__Work to be completed__
Output the material word for word. Leave each picture out.

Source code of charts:
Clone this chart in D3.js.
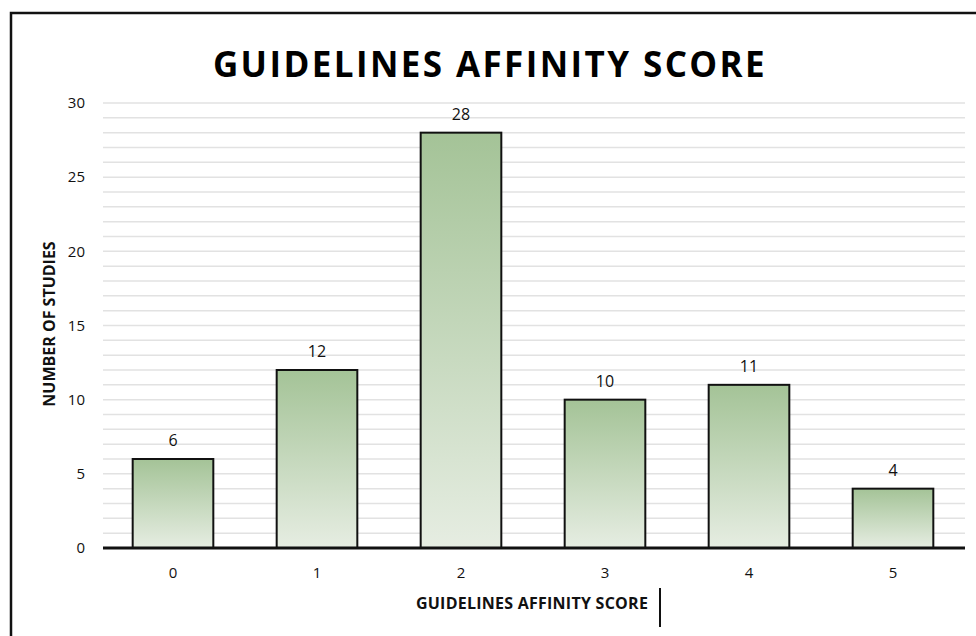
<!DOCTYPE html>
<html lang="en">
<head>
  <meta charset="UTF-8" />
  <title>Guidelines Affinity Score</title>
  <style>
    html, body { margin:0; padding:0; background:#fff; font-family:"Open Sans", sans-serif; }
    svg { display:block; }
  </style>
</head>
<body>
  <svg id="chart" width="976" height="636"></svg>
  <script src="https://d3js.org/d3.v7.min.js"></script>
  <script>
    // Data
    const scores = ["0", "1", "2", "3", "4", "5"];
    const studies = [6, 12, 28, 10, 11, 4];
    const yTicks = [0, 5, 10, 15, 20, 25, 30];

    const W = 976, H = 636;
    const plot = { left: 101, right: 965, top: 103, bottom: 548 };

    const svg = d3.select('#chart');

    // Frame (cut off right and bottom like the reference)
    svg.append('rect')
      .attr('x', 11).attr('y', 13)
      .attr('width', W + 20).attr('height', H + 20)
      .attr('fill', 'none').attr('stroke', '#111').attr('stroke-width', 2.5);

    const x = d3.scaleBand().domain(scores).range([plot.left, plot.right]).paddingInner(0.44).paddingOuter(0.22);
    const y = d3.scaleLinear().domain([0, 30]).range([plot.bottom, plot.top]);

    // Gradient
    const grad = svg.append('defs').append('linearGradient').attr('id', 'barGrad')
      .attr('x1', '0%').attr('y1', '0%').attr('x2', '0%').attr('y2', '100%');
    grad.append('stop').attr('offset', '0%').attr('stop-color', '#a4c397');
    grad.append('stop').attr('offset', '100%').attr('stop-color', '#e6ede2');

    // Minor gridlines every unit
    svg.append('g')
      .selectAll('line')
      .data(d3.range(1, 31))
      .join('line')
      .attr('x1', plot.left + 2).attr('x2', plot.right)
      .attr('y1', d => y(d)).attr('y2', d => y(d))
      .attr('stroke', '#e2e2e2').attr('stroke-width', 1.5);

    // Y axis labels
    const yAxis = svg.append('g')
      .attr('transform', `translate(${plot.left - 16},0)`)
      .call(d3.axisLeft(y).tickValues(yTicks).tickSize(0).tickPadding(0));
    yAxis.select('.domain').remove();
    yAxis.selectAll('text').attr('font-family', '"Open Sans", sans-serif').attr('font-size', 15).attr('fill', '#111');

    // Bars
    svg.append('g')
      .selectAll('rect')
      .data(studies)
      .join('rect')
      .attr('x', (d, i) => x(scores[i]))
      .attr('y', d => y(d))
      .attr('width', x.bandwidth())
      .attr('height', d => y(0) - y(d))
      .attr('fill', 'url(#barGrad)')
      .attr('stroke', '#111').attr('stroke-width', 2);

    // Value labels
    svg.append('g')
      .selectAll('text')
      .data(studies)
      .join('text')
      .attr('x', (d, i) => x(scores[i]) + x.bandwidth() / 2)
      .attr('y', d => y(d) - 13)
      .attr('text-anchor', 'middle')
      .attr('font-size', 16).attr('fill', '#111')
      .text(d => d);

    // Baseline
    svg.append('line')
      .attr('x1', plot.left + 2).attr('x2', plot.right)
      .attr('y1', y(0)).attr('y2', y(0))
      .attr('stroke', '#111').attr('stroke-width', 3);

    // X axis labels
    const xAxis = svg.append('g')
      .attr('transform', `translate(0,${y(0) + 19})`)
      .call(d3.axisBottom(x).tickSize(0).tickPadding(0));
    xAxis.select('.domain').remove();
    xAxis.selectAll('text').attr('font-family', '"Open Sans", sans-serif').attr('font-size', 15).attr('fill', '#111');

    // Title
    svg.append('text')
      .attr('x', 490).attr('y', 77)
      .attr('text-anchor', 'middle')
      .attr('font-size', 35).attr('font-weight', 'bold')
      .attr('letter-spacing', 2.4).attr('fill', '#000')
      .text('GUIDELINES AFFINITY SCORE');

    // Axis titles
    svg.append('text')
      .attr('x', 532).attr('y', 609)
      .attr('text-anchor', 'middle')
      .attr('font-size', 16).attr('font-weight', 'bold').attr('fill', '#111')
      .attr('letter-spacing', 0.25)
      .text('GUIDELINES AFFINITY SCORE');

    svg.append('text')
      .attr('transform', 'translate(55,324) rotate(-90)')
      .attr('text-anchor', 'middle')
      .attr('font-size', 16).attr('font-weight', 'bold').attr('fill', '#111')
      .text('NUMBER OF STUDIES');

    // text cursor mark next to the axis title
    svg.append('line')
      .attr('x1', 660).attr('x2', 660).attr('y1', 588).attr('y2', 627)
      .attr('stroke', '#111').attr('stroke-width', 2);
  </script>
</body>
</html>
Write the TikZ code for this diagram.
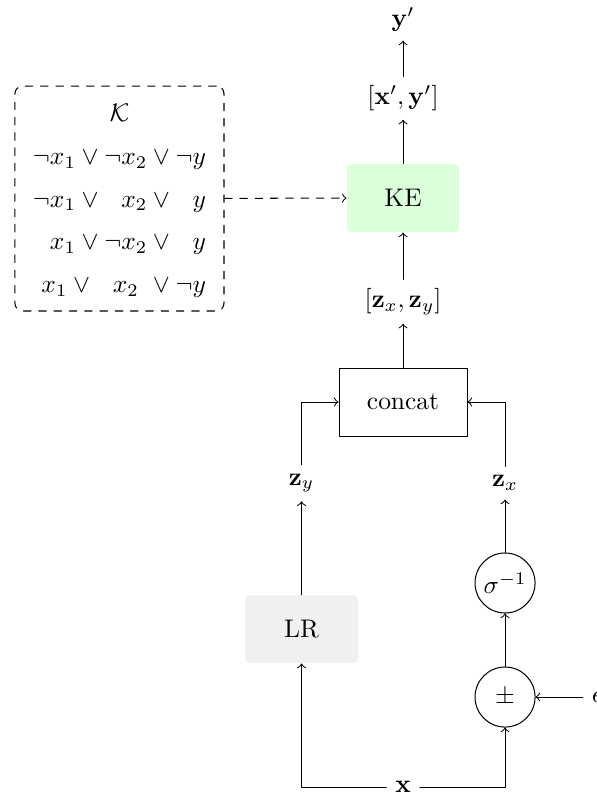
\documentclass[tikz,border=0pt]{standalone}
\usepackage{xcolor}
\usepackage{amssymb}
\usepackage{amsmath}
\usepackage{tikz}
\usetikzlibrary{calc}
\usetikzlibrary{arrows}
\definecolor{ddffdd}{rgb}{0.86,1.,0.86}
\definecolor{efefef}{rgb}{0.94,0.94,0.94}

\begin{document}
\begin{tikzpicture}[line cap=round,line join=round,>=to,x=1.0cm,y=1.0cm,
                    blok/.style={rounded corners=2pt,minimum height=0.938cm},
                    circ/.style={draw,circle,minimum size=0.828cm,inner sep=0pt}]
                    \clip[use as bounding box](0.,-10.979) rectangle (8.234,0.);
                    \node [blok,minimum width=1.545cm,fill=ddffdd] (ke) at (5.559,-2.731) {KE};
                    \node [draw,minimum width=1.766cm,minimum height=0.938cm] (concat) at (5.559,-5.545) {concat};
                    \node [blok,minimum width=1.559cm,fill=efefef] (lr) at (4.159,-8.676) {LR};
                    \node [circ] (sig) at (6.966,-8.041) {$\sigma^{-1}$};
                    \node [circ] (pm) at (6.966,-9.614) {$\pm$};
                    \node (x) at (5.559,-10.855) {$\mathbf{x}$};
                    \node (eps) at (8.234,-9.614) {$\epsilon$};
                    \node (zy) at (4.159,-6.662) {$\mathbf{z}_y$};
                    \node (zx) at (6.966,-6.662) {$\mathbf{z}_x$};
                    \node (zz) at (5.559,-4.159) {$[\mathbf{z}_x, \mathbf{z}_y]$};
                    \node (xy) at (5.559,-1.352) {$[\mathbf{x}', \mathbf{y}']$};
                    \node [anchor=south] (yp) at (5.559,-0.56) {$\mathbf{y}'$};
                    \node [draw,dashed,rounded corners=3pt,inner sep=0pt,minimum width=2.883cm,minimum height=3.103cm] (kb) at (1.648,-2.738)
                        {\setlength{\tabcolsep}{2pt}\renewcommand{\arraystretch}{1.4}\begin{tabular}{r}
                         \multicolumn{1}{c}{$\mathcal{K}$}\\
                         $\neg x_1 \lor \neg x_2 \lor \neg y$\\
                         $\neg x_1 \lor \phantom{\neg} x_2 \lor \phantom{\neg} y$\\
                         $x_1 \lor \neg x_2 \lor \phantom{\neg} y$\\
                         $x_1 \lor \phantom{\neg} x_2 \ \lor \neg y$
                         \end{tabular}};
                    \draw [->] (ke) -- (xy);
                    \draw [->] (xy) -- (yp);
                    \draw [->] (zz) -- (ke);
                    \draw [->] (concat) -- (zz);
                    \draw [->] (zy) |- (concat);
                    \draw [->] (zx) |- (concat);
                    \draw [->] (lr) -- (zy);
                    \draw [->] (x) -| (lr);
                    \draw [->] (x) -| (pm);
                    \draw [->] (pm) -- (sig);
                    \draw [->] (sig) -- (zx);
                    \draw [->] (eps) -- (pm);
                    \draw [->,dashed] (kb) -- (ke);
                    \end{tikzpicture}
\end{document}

__Written solution__
Clone this chart in D3.js.
<!DOCTYPE html>
<html lang="en">
<head>
  <meta charset="UTF-8" />
  <title>Guidelines Affinity Score</title>
  <style>
    html, body { margin:0; padding:0; background:#fff; font-family:"Open Sans", sans-serif; }
    svg { display:block; }
  </style>
</head>
<body>
  <svg id="chart" width="976" height="636"></svg>
  <script src="https://d3js.org/d3.v7.min.js"></script>
  <script>
    // Data
    const scores = ["0", "1", "2", "3", "4", "5"];
    const studies = [6, 12, 28, 10, 11, 4];
    const yTicks = [0, 5, 10, 15, 20, 25, 30];

    const W = 976, H = 636;
    const plot = { left: 101, right: 965, top: 103, bottom: 548 };

    const svg = d3.select('#chart');

    // Frame (cut off right and bottom like the reference)
    svg.append('rect')
      .attr('x', 11).attr('y', 13)
      .attr('width', W + 20).attr('height', H + 20)
      .attr('fill', 'none').attr('stroke', '#111').attr('stroke-width', 2.5);

    const x = d3.scaleBand().domain(scores).range([plot.left, plot.right]).paddingInner(0.44).paddingOuter(0.22);
    const y = d3.scaleLinear().domain([0, 30]).range([plot.bottom, plot.top]);

    // Gradient
    const grad = svg.append('defs').append('linearGradient').attr('id', 'barGrad')
      .attr('x1', '0%').attr('y1', '0%').attr('x2', '0%').attr('y2', '100%');
    grad.append('stop').attr('offset', '0%').attr('stop-color', '#a4c397');
    grad.append('stop').attr('offset', '100%').attr('stop-color', '#e6ede2');

    // Minor gridlines every unit
    svg.append('g')
      .selectAll('line')
      .data(d3.range(1, 31))
      .join('line')
      .attr('x1', plot.left + 2).attr('x2', plot.right)
      .attr('y1', d => y(d)).attr('y2', d => y(d))
      .attr('stroke', '#e2e2e2').attr('stroke-width', 1.5);

    // Y axis labels
    const yAxis = svg.append('g')
      .attr('transform', `translate(${plot.left - 16},0)`)
      .call(d3.axisLeft(y).tickValues(yTicks).tickSize(0).tickPadding(0));
    yAxis.select('.domain').remove();
    yAxis.selectAll('text').attr('font-family', '"Open Sans", sans-serif').attr('font-size', 15).attr('fill', '#111');

    // Bars
    svg.append('g')
      .selectAll('rect')
      .data(studies)
      .join('rect')
      .attr('x', (d, i) => x(scores[i]))
      .attr('y', d => y(d))
      .attr('width', x.bandwidth())
      .attr('height', d => y(0) - y(d))
      .attr('fill', 'url(#barGrad)')
      .attr('stroke', '#111').attr('stroke-width', 2);

    // Value labels
    svg.append('g')
      .selectAll('text')
      .data(studies)
      .join('text')
      .attr('x', (d, i) => x(scores[i]) + x.bandwidth() / 2)
      .attr('y', d => y(d) - 13)
      .attr('text-anchor', 'middle')
      .attr('font-size', 16).attr('fill', '#111')
      .text(d => d);

    // Baseline
    svg.append('line')
      .attr('x1', plot.left + 2).attr('x2', plot.right)
      .attr('y1', y(0)).attr('y2', y(0))
      .attr('stroke', '#111').attr('stroke-width', 3);

    // X axis labels
    const xAxis = svg.append('g')
      .attr('transform', `translate(0,${y(0) + 19})`)
      .call(d3.axisBottom(x).tickSize(0).tickPadding(0));
    xAxis.select('.domain').remove();
    xAxis.selectAll('text').attr('font-family', '"Open Sans", sans-serif').attr('font-size', 15).attr('fill', '#111');

    // Title
    svg.append('text')
      .attr('x', 490).attr('y', 77)
      .attr('text-anchor', 'middle')
      .attr('font-size', 35).attr('font-weight', 'bold')
      .attr('letter-spacing', 2.4).attr('fill', '#000')
      .text('GUIDELINES AFFINITY SCORE');

    // Axis titles
    svg.append('text')
      .attr('x', 532).attr('y', 609)
      .attr('text-anchor', 'middle')
      .attr('font-size', 16).attr('font-weight', 'bold').attr('fill', '#111')
      .attr('letter-spacing', 0.25)
      .text('GUIDELINES AFFINITY SCORE');

    svg.append('text')
      .attr('transform', 'translate(55,324) rotate(-90)')
      .attr('text-anchor', 'middle')
      .attr('font-size', 16).attr('font-weight', 'bold').attr('fill', '#111')
      .text('NUMBER OF STUDIES');

    // text cursor mark next to the axis title
    svg.append('line')
      .attr('x1', 660).attr('x2', 660).attr('y1', 588).attr('y2', 627)
      .attr('stroke', '#111').attr('stroke-width', 2);
  </script>
</body>
</html>
Write the TikZ code for this diagram.
\documentclass[tikz,border=0pt]{standalone}
\usepackage{xcolor}
\usepackage{amssymb}
\usepackage{amsmath}
\usepackage{tikz}
\usetikzlibrary{calc}
\usetikzlibrary{arrows}
\definecolor{ddffdd}{rgb}{0.86,1.,0.86}
\definecolor{efefef}{rgb}{0.94,0.94,0.94}

\begin{document}
\begin{tikzpicture}[line cap=round,line join=round,>=to,x=1.0cm,y=1.0cm,
                    blok/.style={rounded corners=2pt,minimum height=0.938cm},
                    circ/.style={draw,circle,minimum size=0.828cm,inner sep=0pt}]
                    \clip[use as bounding box](0.,-10.979) rectangle (8.234,0.);
                    \node [blok,minimum width=1.545cm,fill=ddffdd] (ke) at (5.559,-2.731) {KE};
                    \node [draw,minimum width=1.766cm,minimum height=0.938cm] (concat) at (5.559,-5.545) {concat};
                    \node [blok,minimum width=1.559cm,fill=efefef] (lr) at (4.159,-8.676) {LR};
                    \node [circ] (sig) at (6.966,-8.041) {$\sigma^{-1}$};
                    \node [circ] (pm) at (6.966,-9.614) {$\pm$};
                    \node (x) at (5.559,-10.855) {$\mathbf{x}$};
                    \node (eps) at (8.234,-9.614) {$\epsilon$};
                    \node (zy) at (4.159,-6.662) {$\mathbf{z}_y$};
                    \node (zx) at (6.966,-6.662) {$\mathbf{z}_x$};
                    \node (zz) at (5.559,-4.159) {$[\mathbf{z}_x, \mathbf{z}_y]$};
                    \node (xy) at (5.559,-1.352) {$[\mathbf{x}', \mathbf{y}']$};
                    \node [anchor=south] (yp) at (5.559,-0.56) {$\mathbf{y}'$};
                    \node [draw,dashed,rounded corners=3pt,inner sep=0pt,minimum width=2.883cm,minimum height=3.103cm] (kb) at (1.648,-2.738)
                        {\setlength{\tabcolsep}{2pt}\renewcommand{\arraystretch}{1.4}\begin{tabular}{r}
                         \multicolumn{1}{c}{$\mathcal{K}$}\\
                         $\neg x_1 \lor \neg x_2 \lor \neg y$\\
                         $\neg x_1 \lor \phantom{\neg} x_2 \lor \phantom{\neg} y$\\
                         $x_1 \lor \neg x_2 \lor \phantom{\neg} y$\\
                         $x_1 \lor \phantom{\neg} x_2 \ \lor \neg y$
                         \end{tabular}};
                    \draw [->] (ke) -- (xy);
                    \draw [->] (xy) -- (yp);
                    \draw [->] (zz) -- (ke);
                    \draw [->] (concat) -- (zz);
                    \draw [->] (zy) |- (concat);
                    \draw [->] (zx) |- (concat);
                    \draw [->] (lr) -- (zy);
                    \draw [->] (x) -| (lr);
                    \draw [->] (x) -| (pm);
                    \draw [->] (pm) -- (sig);
                    \draw [->] (sig) -- (zx);
                    \draw [->] (eps) -- (pm);
                    \draw [->,dashed] (kb) -- (ke);
                    \end{tikzpicture}
\end{document}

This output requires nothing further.